*** Data lines
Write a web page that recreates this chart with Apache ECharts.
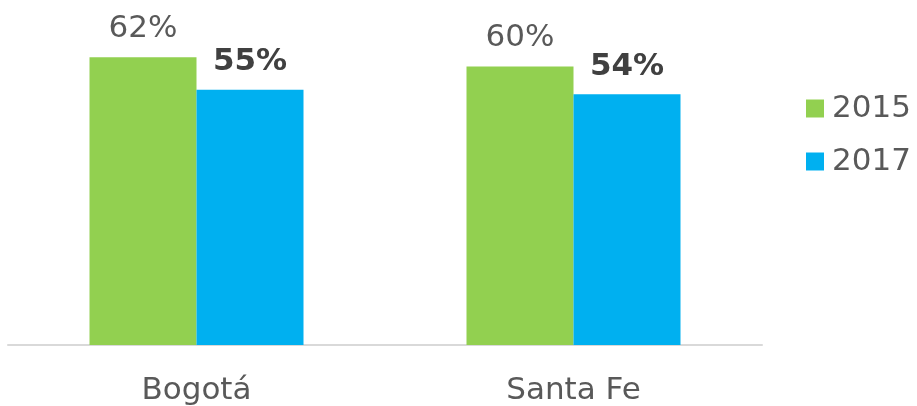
<!DOCTYPE html>
<html>
<head>
<meta charset="utf-8">
<script src="https://cdn.jsdelivr.net/npm/echarts@6/dist/echarts.min.js"></script>
<style>
  html, body { margin: 0; padding: 0; background: #fff; }
  #chart { width: 917px; height: 406px; }
</style>
</head>
<body>
<div id="chart"></div>
<script>
// Share (%) by city and year
const categories = ['Bogotá', 'Santa Fe'];
const years = ['2015', '2017'];
const values2015 = [62, 60];
const values2017 = [55, 54];

const FONT = '"DejaVu Sans", Verdana, sans-serif';

const chart = echarts.init(document.getElementById('chart'), null, { renderer: 'canvas' });

chart.setOption({
  animation: false,
  grid: { left: 8, right: 155, top: 20, bottom: 59, containLabel: false },
  legend: {
    orient: 'vertical',
    left: 806,
    top: 93,
    padding: 0,
    itemWidth: 18,
    itemHeight: 18,
    itemGap: 22,
    icon: 'rect',
    data: years,
    textStyle: { fontFamily: FONT, fontSize: 31, color: '#595959', padding: [0, 0, 0, 3] }
  },
  xAxis: {
    type: 'category',
    data: categories,
    axisLine: { lineStyle: { color: '#d9d9d9', width: 2 } },
    axisTick: { show: false },
    axisLabel: { fontFamily: FONT, fontSize: 31, color: '#595959', margin: 30 }
  },
  yAxis: {
    type: 'value',
    min: 0,
    max: 70,
    show: false,
    splitLine: { show: false }
  },
  series: [
    {
      name: years[0],
      type: 'bar',
      data: values2015,
      barWidth: 107,
      barGap: '0%',
      itemStyle: { color: '#92D050' },
      label: {
        show: true,
        position: 'top',
        distance: 13,
        formatter: '{c}%',
        fontFamily: FONT,
        fontSize: 31,
        color: '#595959'
      }
    },
    {
      name: years[1],
      type: 'bar',
      data: values2017,
      barWidth: 107,
      barGap: '0%',
      itemStyle: { color: '#00B0F0' },
      label: {
        show: true,
        position: 'top',
        distance: 12,
        formatter: '{c}%',
        fontFamily: FONT,
        fontSize: 31,
        fontWeight: 'bold',
        color: '#404040'
      }
    }
  ]
});
</script>
</body>
</html>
******
* Written task *
Make an exact copy of the data above, pictures excluded.

* Complete response *
Write a web page that recreates this chart with Apache ECharts.
<!DOCTYPE html>
<html>
<head>
<meta charset="utf-8">
<script src="https://cdn.jsdelivr.net/npm/echarts@6/dist/echarts.min.js"></script>
<style>
  html, body { margin: 0; padding: 0; background: #fff; }
  #chart { width: 917px; height: 406px; }
</style>
</head>
<body>
<div id="chart"></div>
<script>
// Share (%) by city and year
const categories = ['Bogotá', 'Santa Fe'];
const years = ['2015', '2017'];
const values2015 = [62, 60];
const values2017 = [55, 54];

const FONT = '"DejaVu Sans", Verdana, sans-serif';

const chart = echarts.init(document.getElementById('chart'), null, { renderer: 'canvas' });

chart.setOption({
  animation: false,
  grid: { left: 8, right: 155, top: 20, bottom: 59, containLabel: false },
  legend: {
    orient: 'vertical',
    left: 806,
    top: 93,
    padding: 0,
    itemWidth: 18,
    itemHeight: 18,
    itemGap: 22,
    icon: 'rect',
    data: years,
    textStyle: { fontFamily: FONT, fontSize: 31, color: '#595959', padding: [0, 0, 0, 3] }
  },
  xAxis: {
    type: 'category',
    data: categories,
    axisLine: { lineStyle: { color: '#d9d9d9', width: 2 } },
    axisTick: { show: false },
    axisLabel: { fontFamily: FONT, fontSize: 31, color: '#595959', margin: 30 }
  },
  yAxis: {
    type: 'value',
    min: 0,
    max: 70,
    show: false,
    splitLine: { show: false }
  },
  series: [
    {
      name: years[0],
      type: 'bar',
      data: values2015,
      barWidth: 107,
      barGap: '0%',
      itemStyle: { color: '#92D050' },
      label: {
        show: true,
        position: 'top',
        distance: 13,
        formatter: '{c}%',
        fontFamily: FONT,
        fontSize: 31,
        color: '#595959'
      }
    },
    {
      name: years[1],
      type: 'bar',
      data: values2017,
      barWidth: 107,
      barGap: '0%',
      itemStyle: { color: '#00B0F0' },
      label: {
        show: true,
        position: 'top',
        distance: 12,
        formatter: '{c}%',
        fontFamily: FONT,
        fontSize: 31,
        fontWeight: 'bold',
        color: '#404040'
      }
    }
  ]
});
</script>
</body>
</html>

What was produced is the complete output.